◆ **What you need to do**
Set down all of the data that follows word for word, without the images.

====== Given material

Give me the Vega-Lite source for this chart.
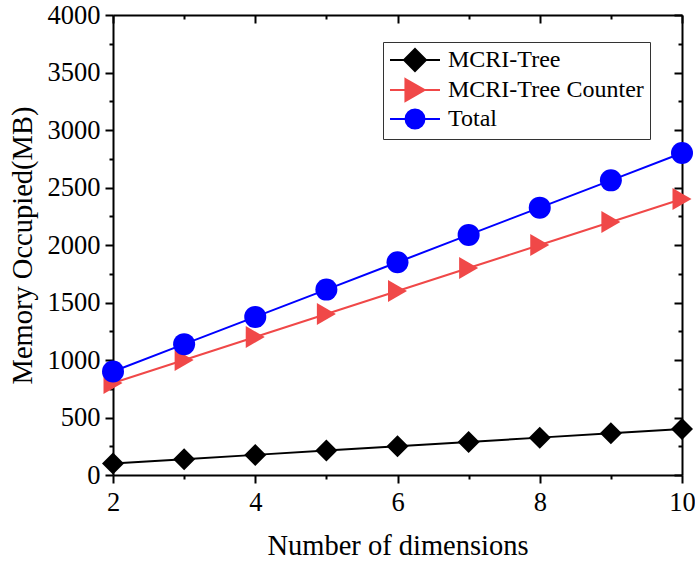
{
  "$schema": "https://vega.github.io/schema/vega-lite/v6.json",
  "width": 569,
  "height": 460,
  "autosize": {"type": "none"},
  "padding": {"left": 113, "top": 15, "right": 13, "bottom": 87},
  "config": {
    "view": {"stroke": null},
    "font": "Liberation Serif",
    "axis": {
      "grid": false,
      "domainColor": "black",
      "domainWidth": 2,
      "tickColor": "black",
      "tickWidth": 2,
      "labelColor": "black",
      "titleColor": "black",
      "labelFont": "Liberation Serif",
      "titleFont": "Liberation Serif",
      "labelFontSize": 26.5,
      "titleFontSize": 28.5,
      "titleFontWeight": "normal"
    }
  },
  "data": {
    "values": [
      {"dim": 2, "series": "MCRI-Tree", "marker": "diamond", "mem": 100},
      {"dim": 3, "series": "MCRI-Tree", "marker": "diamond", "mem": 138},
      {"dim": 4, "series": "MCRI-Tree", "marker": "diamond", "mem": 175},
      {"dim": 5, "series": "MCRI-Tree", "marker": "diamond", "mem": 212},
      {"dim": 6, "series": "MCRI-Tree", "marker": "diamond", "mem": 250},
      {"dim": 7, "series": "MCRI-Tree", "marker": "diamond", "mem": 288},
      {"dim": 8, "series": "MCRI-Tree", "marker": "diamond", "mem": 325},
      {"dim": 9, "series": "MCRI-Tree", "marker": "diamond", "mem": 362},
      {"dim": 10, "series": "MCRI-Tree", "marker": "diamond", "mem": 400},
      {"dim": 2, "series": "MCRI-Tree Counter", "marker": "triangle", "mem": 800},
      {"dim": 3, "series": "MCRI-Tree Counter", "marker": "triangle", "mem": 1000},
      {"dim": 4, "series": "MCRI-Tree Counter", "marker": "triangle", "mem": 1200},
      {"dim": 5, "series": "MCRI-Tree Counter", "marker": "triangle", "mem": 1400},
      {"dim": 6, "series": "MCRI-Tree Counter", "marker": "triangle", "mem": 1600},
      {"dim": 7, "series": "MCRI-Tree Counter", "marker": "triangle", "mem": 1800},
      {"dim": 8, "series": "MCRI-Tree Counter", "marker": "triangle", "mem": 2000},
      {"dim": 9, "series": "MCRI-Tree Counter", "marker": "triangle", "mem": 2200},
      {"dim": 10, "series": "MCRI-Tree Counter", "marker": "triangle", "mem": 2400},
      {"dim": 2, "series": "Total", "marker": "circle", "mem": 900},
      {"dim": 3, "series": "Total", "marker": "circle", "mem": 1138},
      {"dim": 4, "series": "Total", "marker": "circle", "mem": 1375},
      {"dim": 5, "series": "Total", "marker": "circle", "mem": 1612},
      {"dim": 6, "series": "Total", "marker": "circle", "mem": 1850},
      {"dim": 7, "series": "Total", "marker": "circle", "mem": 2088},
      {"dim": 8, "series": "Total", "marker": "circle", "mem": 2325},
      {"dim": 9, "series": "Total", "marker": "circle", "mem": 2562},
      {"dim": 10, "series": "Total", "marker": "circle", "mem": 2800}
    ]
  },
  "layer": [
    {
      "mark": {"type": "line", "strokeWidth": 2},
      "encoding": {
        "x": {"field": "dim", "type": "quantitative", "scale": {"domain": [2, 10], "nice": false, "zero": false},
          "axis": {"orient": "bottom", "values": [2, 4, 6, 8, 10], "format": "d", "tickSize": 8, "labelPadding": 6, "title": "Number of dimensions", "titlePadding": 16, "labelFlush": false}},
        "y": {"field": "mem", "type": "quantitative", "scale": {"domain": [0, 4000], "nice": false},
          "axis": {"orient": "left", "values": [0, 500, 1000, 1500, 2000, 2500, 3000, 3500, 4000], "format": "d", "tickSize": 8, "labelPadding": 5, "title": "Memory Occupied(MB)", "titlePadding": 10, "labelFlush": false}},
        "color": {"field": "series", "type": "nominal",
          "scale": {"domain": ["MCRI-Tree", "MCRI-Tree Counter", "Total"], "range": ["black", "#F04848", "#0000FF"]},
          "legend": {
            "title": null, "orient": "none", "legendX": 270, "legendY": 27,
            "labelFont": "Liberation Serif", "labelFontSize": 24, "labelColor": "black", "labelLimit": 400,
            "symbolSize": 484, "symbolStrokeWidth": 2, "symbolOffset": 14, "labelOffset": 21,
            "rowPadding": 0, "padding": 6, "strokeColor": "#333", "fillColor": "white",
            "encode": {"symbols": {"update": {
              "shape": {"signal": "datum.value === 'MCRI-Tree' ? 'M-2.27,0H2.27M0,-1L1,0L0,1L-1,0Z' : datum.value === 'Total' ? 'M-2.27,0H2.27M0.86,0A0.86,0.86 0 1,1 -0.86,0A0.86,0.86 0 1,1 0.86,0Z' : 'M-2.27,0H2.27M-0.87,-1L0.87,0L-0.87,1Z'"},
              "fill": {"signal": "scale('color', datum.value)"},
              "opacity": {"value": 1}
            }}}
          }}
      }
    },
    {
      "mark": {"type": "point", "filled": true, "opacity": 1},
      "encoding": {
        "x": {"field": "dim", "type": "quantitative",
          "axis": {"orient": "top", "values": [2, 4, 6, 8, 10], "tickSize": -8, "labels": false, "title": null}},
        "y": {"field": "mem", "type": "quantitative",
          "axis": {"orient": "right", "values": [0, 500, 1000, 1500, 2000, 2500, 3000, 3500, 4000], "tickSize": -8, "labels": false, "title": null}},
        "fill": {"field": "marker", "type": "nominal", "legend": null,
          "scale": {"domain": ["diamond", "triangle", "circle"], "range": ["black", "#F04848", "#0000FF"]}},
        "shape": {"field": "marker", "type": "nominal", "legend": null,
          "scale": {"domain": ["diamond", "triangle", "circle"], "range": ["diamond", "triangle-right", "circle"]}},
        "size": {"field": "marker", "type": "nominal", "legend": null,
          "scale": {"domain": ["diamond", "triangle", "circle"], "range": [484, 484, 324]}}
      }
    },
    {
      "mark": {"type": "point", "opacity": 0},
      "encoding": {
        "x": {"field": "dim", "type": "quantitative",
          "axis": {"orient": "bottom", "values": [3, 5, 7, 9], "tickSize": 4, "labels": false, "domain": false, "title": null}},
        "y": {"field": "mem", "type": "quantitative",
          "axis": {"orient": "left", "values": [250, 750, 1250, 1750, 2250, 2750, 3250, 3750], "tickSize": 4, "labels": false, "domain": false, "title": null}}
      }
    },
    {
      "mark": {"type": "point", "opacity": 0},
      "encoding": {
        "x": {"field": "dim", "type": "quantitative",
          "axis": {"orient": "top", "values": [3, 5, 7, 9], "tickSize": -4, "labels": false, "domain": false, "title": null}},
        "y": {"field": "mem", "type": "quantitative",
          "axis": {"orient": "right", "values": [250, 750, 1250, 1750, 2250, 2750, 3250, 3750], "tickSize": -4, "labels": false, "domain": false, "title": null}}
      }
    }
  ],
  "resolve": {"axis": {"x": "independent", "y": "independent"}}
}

============

◆ **Solution to this exercise**
Give me the Vega-Lite source for this chart.
{
  "$schema": "https://vega.github.io/schema/vega-lite/v6.json",
  "width": 569,
  "height": 460,
  "autosize": {"type": "none"},
  "padding": {"left": 113, "top": 15, "right": 13, "bottom": 87},
  "config": {
    "view": {"stroke": null},
    "font": "Liberation Serif",
    "axis": {
      "grid": false,
      "domainColor": "black",
      "domainWidth": 2,
      "tickColor": "black",
      "tickWidth": 2,
      "labelColor": "black",
      "titleColor": "black",
      "labelFont": "Liberation Serif",
      "titleFont": "Liberation Serif",
      "labelFontSize": 26.5,
      "titleFontSize": 28.5,
      "titleFontWeight": "normal"
    }
  },
  "data": {
    "values": [
      {"dim": 2, "series": "MCRI-Tree", "marker": "diamond", "mem": 100},
      {"dim": 3, "series": "MCRI-Tree", "marker": "diamond", "mem": 138},
      {"dim": 4, "series": "MCRI-Tree", "marker": "diamond", "mem": 175},
      {"dim": 5, "series": "MCRI-Tree", "marker": "diamond", "mem": 212},
      {"dim": 6, "series": "MCRI-Tree", "marker": "diamond", "mem": 250},
      {"dim": 7, "series": "MCRI-Tree", "marker": "diamond", "mem": 288},
      {"dim": 8, "series": "MCRI-Tree", "marker": "diamond", "mem": 325},
      {"dim": 9, "series": "MCRI-Tree", "marker": "diamond", "mem": 362},
      {"dim": 10, "series": "MCRI-Tree", "marker": "diamond", "mem": 400},
      {"dim": 2, "series": "MCRI-Tree Counter", "marker": "triangle", "mem": 800},
      {"dim": 3, "series": "MCRI-Tree Counter", "marker": "triangle", "mem": 1000},
      {"dim": 4, "series": "MCRI-Tree Counter", "marker": "triangle", "mem": 1200},
      {"dim": 5, "series": "MCRI-Tree Counter", "marker": "triangle", "mem": 1400},
      {"dim": 6, "series": "MCRI-Tree Counter", "marker": "triangle", "mem": 1600},
      {"dim": 7, "series": "MCRI-Tree Counter", "marker": "triangle", "mem": 1800},
      {"dim": 8, "series": "MCRI-Tree Counter", "marker": "triangle", "mem": 2000},
      {"dim": 9, "series": "MCRI-Tree Counter", "marker": "triangle", "mem": 2200},
      {"dim": 10, "series": "MCRI-Tree Counter", "marker": "triangle", "mem": 2400},
      {"dim": 2, "series": "Total", "marker": "circle", "mem": 900},
      {"dim": 3, "series": "Total", "marker": "circle", "mem": 1138},
      {"dim": 4, "series": "Total", "marker": "circle", "mem": 1375},
      {"dim": 5, "series": "Total", "marker": "circle", "mem": 1612},
      {"dim": 6, "series": "Total", "marker": "circle", "mem": 1850},
      {"dim": 7, "series": "Total", "marker": "circle", "mem": 2088},
      {"dim": 8, "series": "Total", "marker": "circle", "mem": 2325},
      {"dim": 9, "series": "Total", "marker": "circle", "mem": 2562},
      {"dim": 10, "series": "Total", "marker": "circle", "mem": 2800}
    ]
  },
  "layer": [
    {
      "mark": {"type": "line", "strokeWidth": 2},
      "encoding": {
        "x": {"field": "dim", "type": "quantitative", "scale": {"domain": [2, 10], "nice": false, "zero": false},
          "axis": {"orient": "bottom", "values": [2, 4, 6, 8, 10], "format": "d", "tickSize": 8, "labelPadding": 6, "title": "Number of dimensions", "titlePadding": 16, "labelFlush": false}},
        "y": {"field": "mem", "type": "quantitative", "scale": {"domain": [0, 4000], "nice": false},
          "axis": {"orient": "left", "values": [0, 500, 1000, 1500, 2000, 2500, 3000, 3500, 4000], "format": "d", "tickSize": 8, "labelPadding": 5, "title": "Memory Occupied(MB)", "titlePadding": 10, "labelFlush": false}},
        "color": {"field": "series", "type": "nominal",
          "scale": {"domain": ["MCRI-Tree", "MCRI-Tree Counter", "Total"], "range": ["black", "#F04848", "#0000FF"]},
          "legend": {
            "title": null, "orient": "none", "legendX": 270, "legendY": 27,
            "labelFont": "Liberation Serif", "labelFontSize": 24, "labelColor": "black", "labelLimit": 400,
            "symbolSize": 484, "symbolStrokeWidth": 2, "symbolOffset": 14, "labelOffset": 21,
            "rowPadding": 0, "padding": 6, "strokeColor": "#333", "fillColor": "white",
            "encode": {"symbols": {"update": {
              "shape": {"signal": "datum.value === 'MCRI-Tree' ? 'M-2.27,0H2.27M0,-1L1,0L0,1L-1,0Z' : datum.value === 'Total' ? 'M-2.27,0H2.27M0.86,0A0.86,0.86 0 1,1 -0.86,0A0.86,0.86 0 1,1 0.86,0Z' : 'M-2.27,0H2.27M-0.87,-1L0.87,0L-0.87,1Z'"},
              "fill": {"signal": "scale('color', datum.value)"},
              "opacity": {"value": 1}
            }}}
          }}
      }
    },
    {
      "mark": {"type": "point", "filled": true, "opacity": 1},
      "encoding": {
        "x": {"field": "dim", "type": "quantitative",
          "axis": {"orient": "top", "values": [2, 4, 6, 8, 10], "tickSize": -8, "labels": false, "title": null}},
        "y": {"field": "mem", "type": "quantitative",
          "axis": {"orient": "right", "values": [0, 500, 1000, 1500, 2000, 2500, 3000, 3500, 4000], "tickSize": -8, "labels": false, "title": null}},
        "fill": {"field": "marker", "type": "nominal", "legend": null,
          "scale": {"domain": ["diamond", "triangle", "circle"], "range": ["black", "#F04848", "#0000FF"]}},
        "shape": {"field": "marker", "type": "nominal", "legend": null,
          "scale": {"domain": ["diamond", "triangle", "circle"], "range": ["diamond", "triangle-right", "circle"]}},
        "size": {"field": "marker", "type": "nominal", "legend": null,
          "scale": {"domain": ["diamond", "triangle", "circle"], "range": [484, 484, 324]}}
      }
    },
    {
      "mark": {"type": "point", "opacity": 0},
      "encoding": {
        "x": {"field": "dim", "type": "quantitative",
          "axis": {"orient": "bottom", "values": [3, 5, 7, 9], "tickSize": 4, "labels": false, "domain": false, "title": null}},
        "y": {"field": "mem", "type": "quantitative",
          "axis": {"orient": "left", "values": [250, 750, 1250, 1750, 2250, 2750, 3250, 3750], "tickSize": 4, "labels": false, "domain": false, "title": null}}
      }
    },
    {
      "mark": {"type": "point", "opacity": 0},
      "encoding": {
        "x": {"field": "dim", "type": "quantitative",
          "axis": {"orient": "top", "values": [3, 5, 7, 9], "tickSize": -4, "labels": false, "domain": false, "title": null}},
        "y": {"field": "mem", "type": "quantitative",
          "axis": {"orient": "right", "values": [250, 750, 1250, 1750, 2250, 2750, 3250, 3750], "tickSize": -4, "labels": false, "domain": false, "title": null}}
      }
    }
  ],
  "resolve": {"axis": {"x": "independent", "y": "independent"}}
}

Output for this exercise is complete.